Manila: Exporters and families of overseas Filipino workers (OFWs) were overjoyed with the strengthening of the US dollar and the consequent weakening of the Philippine peso, sources said.

“We can build our home and invest in apartments for the future,” said Nemi Ordinario whose two children receive dollars even if they work in a hotel in China and in a hospital in Saudi Arabia.

We need stronger dollars to be able to compete worldwide in the export business,” said a businessman who exports clothes and accessories. His company has not been very active because of the strengthening of the Philippine peso.

The peso has been steadily weakening after US Federal Reserve Governor Jerome Powell hinted about hiking interest rates.

The peso has been hovering (for sellers) from P44.80 (Dh3.65) to the dollar in banks, and P44.85 to the dollar in the black market. For days, the peso has been between P45.11 to P45.19 to a dollar in the Philippine Dealing System.

Other Asian currencies also weakened between March and June, with Thailand and Indonesia’s falling 4.8 per cent and 2.5 per cent, respectively.

Noting the dangerous downside of higher US interest rates and US dollar, economist Shang-Jin Wei of Manila-based Asian Development Bank warned that it can hurt issuers of foreign currency bonds, increase debt-servicing costs of countries with US dollar loans, and result in outflow of funds that can worsen Asia bond market’s low liquidity.

Reforms

It will erode the first quarter growth of bond markets in East Asia — already seen as a sign of Asia’s robust economy, said Shang-jin.

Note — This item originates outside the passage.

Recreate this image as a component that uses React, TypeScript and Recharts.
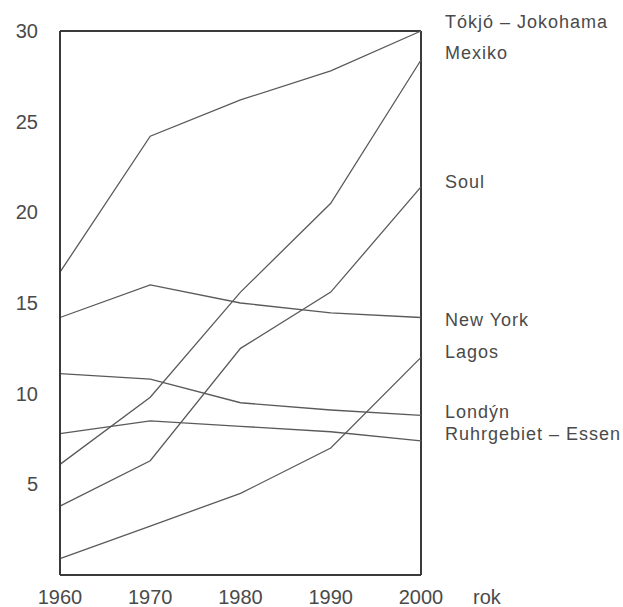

Despite the happiness brought by a strong US dollar to families of OFWS and export businesses, Shang-Jin suggested that Southeast, East and South Asian countries must reform financial markets and regulation practices to protect themselves from external economic woes.

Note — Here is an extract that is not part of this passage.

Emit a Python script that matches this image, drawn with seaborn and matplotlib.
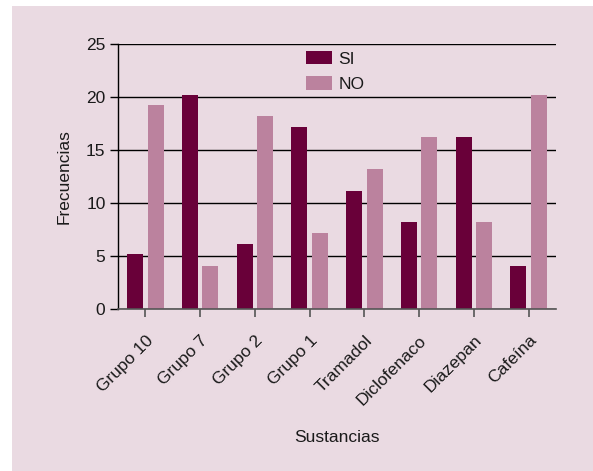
import matplotlib
matplotlib.use("Agg")
import matplotlib.pyplot as plt
from matplotlib.patches import Rectangle
import seaborn as sns
import pandas as pd

categories = ["Grupo 10", "Grupo 7", "Grupo 2", "Grupo 1", "Tramadol",
              "Diclofenaco", "Diazepan", "Cafeína"]
si_values = [5.2, 20.2, 6.1, 17.2, 11.1, 8.2, 16.2, 4.1]
no_values = [19.2, 4.1, 18.2, 7.2, 13.2, 16.2, 8.2, 20.2]
series_names = ["SI", "NO"]
y_ticks = [0, 5, 10, 15, 20, 25]

SI_COLOR = "#690039"
NO_COLOR = "#BB829E"
BG = "#EADAE2"

sns.set_style("white")
plt.rcParams["font.family"] = ["Liberation Sans", "DejaVu Sans"]

df = pd.DataFrame({
    "Sustancia": categories * 2,
    "Frecuencia": si_values + no_values,
    "Respuesta": [series_names[0]] * len(categories) + [series_names[1]] * len(categories),
})

fig = plt.figure(figsize=(5.93, 4.71), dpi=100, facecolor="white")
bg = Rectangle((12 / 593, 0), 1 - 12 / 593, 1 - 6 / 471,
               transform=fig.transFigure, facecolor=BG,
               edgecolor="none", zorder=-10)
fig.patches.append(bg)
ax = fig.add_axes([118 / 593, 1 - 309 / 471, 438 / 593, 265 / 471])
ax.set_zorder(5)
ax.set_facecolor("none")

sns.barplot(data=df, x="Sustancia", y="Frecuencia", hue="Respuesta",
            order=categories, hue_order=series_names,
            palette={"SI": SI_COLOR, "NO": NO_COLOR},
            width=0.756, gap=0.228, errorbar=None, saturation=1,
            linewidth=0, ax=ax)

ax.set_xlim(-0.5, len(categories) - 0.5)
ax.set_ylim(0, 25)
ax.set_yticks(y_ticks)
ax.set_axisbelow(True)
ax.yaxis.grid(True, color="black", linewidth=1.0)
ax.xaxis.grid(False)

for s in ["top", "right"]:
    ax.spines[s].set_visible(False)
ax.spines["left"].set_color("black")
ax.spines["left"].set_linewidth(1.0)
ax.spines["bottom"].set_color("#555555")
ax.spines["bottom"].set_linewidth(1.2)

ax.tick_params(axis="y", direction="out", length=6, width=1, color="black",
               labelsize=12.5, labelcolor="#1a1a1a", pad=3, left=True)
ax.tick_params(axis="x", direction="out", length=6, width=1.2, color="#555555",
               labelsize=12.5, labelcolor="#1a1a1a", pad=11, bottom=True)
ax.set_xticks(range(len(categories)))
ax.set_xticklabels(categories, rotation=45, ha="right", rotation_mode="anchor")

ax.set_xlabel("Sustancias", fontsize=12.5, color="#1a1a1a", labelpad=16)
ax.set_ylabel("Frecuencias", fontsize=12.5, color="#1a1a1a", labelpad=10)

leg = ax.legend(loc="upper left", bbox_to_anchor=(0.43, 0.975), frameon=False,
                fontsize=12.5, handlelength=1.5, handleheight=0.85,
                labelspacing=0.53, handletextpad=0.35, borderpad=0,
                borderaxespad=0)
for t in leg.get_texts():
    t.set_color("#1a1a1a")

fig.savefig("out.png", dpi=100, facecolor=fig.get_facecolor())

Yearly, an estimated 10 million OFWs send $25 to $26 billion to their relatives in the Philippines, fuelling private investments on consumer products, education, and infrastructure.

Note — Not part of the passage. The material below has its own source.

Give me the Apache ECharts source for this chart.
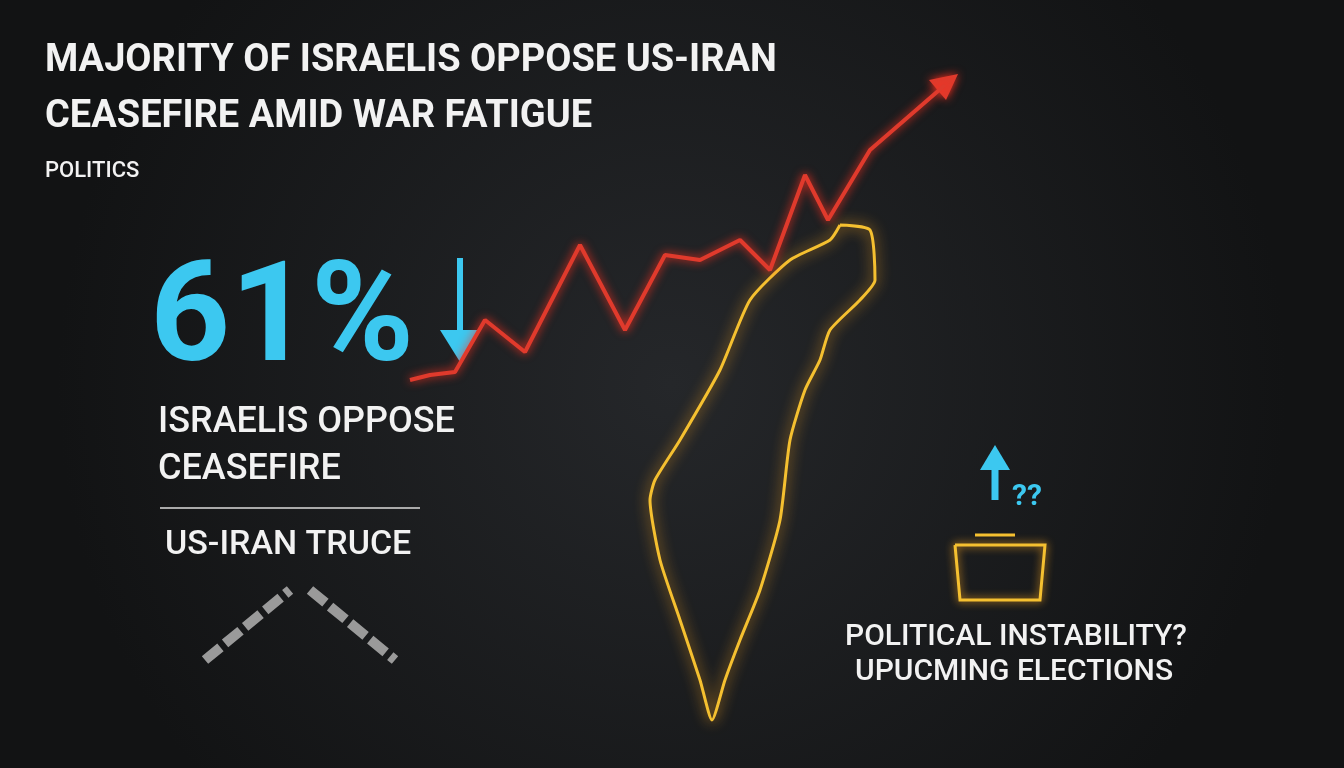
<!DOCTYPE html>
<html><head><meta charset="utf-8">
<script src="https://cdn.jsdelivr.net/npm/echarts@6/dist/echarts.min.js"></script>
<style>html,body{margin:0;background:#1b1c1e}#main{width:1344px;height:768px}</style>
</head><body><div id="main"></div>
<script>
// trend line (read in picture pixels)
var trendX = [410,430,455,485,525,580,625,665,700,740,770,805,828,870,945];
var trendY = [380,375,372,320,352,245,330,255,260,240,270,175,220,150,85];
// rough map outline
var mapX = [840,870,875,860,830,820,805,790,780,760,740,725,712,700,680,660,650,655,680,720,750,790,830,840];
var mapY = [225,230,280,300,330,360,390,440,520,590,640,680,720,680,620,560,500,480,440,370,300,260,240,225];

function pts(xs, ys){ var o=[]; for(var i=0;i<xs.length;i++){o.push([xs[i],ys[i]]);} return o; }
var font = '"Liberation Sans Narrow","Roboto",sans-serif';

var chart = echarts.init(document.getElementById("main"));
var option = {
  backgroundColor: {type:'radial',x:0.5,y:0.5,r:0.8,colorStops:[{offset:0,color:'#25272a'},{offset:1,color:'#121314'}]},
  grid: {left:0,right:0,top:0,bottom:0},
  xAxis: {type:'value',min:0,max:1344,show:false},
  yAxis: {type:'value',min:0,max:768,inverse:true,show:false},
  series: [{
    type:'line', data: pts(mapX,mapY), symbol:'none', smooth:0.2,
    lineStyle:{color:'#f5c030',width:3,shadowColor:'#f0a020',shadowBlur:14}
  },{
    type:'line', data: pts(trendX,trendY), symbol:'none', showSymbol:false,
    itemStyle:{color:'#e03a2c'},
    lineStyle:{color:'#e03a2c',width:4,shadowColor:'#ff3020',shadowBlur:10}
  }],
  graphic: [
    {type:'polygon',shape:{points:[[958,74],[946,100],[929,80]]},style:{fill:'#e03a2c',shadowColor:'#ff3020',shadowBlur:10}},
    {type:'text',left:45,top:42,style:{text:'MAJORITY OF ISRAELIS OPPOSE US-IRAN',fill:'#f2f2f2',font:'bold 38px '+font}},
    {type:'text',left:45,top:98,style:{text:'CEASEFIRE AMID WAR FATIGUE',fill:'#f2f2f2',font:'bold 38px '+font}},
    {type:'text',left:45,top:160,style:{text:'POLITICS',fill:'#f2f2f2',font:'500 22px '+font}},
    {type:'text',left:150,top:255,style:{text:'61%',fill:'#3cc8f0',font:'bold 140px '+font,shadowColor:'#20a0ff',shadowBlur:16}},
    {type:'line',shape:{x1:460,y1:258,x2:460,y2:350},style:{stroke:'#3cc8f0',lineWidth:6}},
    {type:'polygon',shape:{points:[[440,330],[480,330],[460,362]]},style:{fill:'#3cc8f0'}},
    {type:'text',left:158,top:405,style:{text:'ISRAELIS OPPOSE',fill:'#f2f2f2',font:'500 36px '+font}},
    {type:'text',left:158,top:452,style:{text:'CEASEFIRE',fill:'#f2f2f2',font:'500 36px '+font}},
    {type:'line',shape:{x1:160,y1:508,x2:420,y2:508},style:{stroke:'#aaaaaa',lineWidth:2}},
    {type:'text',left:165,top:528,style:{text:'US-IRAN TRUCE',fill:'#f2f2f2',font:'500 34px '+font}},
    {type:'line',shape:{x1:205,y1:660,x2:290,y2:590},style:{stroke:'#9a9a9a',lineWidth:10,lineDash:[20,6]}},
    {type:'line',shape:{x1:310,y1:590,x2:395,y2:660},style:{stroke:'#9a9a9a',lineWidth:10,lineDash:[20,6]}},
    {type:'polyline',shape:{points:[[955,545],[1045,545],[1040,600],[960,600],[955,545]]},style:{stroke:'#f5c030',lineWidth:3,fill:'none',shadowColor:'#f0a020',shadowBlur:8}},
    {type:'line',shape:{x1:975,y1:535,x2:1015,y2:535},style:{stroke:'#f5c030',lineWidth:3}},
    {type:'line',shape:{x1:995,y1:465,x2:995,y2:500},style:{stroke:'#3cc8f0',lineWidth:7}},
    {type:'polygon',shape:{points:[[980,470],[1010,470],[995,445]]},style:{fill:'#3cc8f0'}},
    {type:'text',left:1012,top:482,style:{text:'??',fill:'#3cc8f0',font:'bold 30px '+font}},
    {type:'text',left:845,top:622,style:{text:'POLITICAL INSTABILITY?',fill:'#f2f2f2',font:'500 30px '+font}},
    {type:'text',left:855,top:657,style:{text:'UPUCMING ELECTIONS',fill:'#f2f2f2',font:'500 30px '+font}}
  ]
};
chart.setOption(option);
</script></body></html>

Philippine export sales reached $4.376 billion in April 2015, or 4.1 per cent lower than the $4.563 billion data in April 2014. Decrease in sales was seen in eight of 10 export products such as minerals; manufactured products; woodcrafts and furniture; metal components; chemicals; ignition wiring set; other ignition wiring sets for aircrafts and ships; clothes and accessories; machinery; and transport equipment.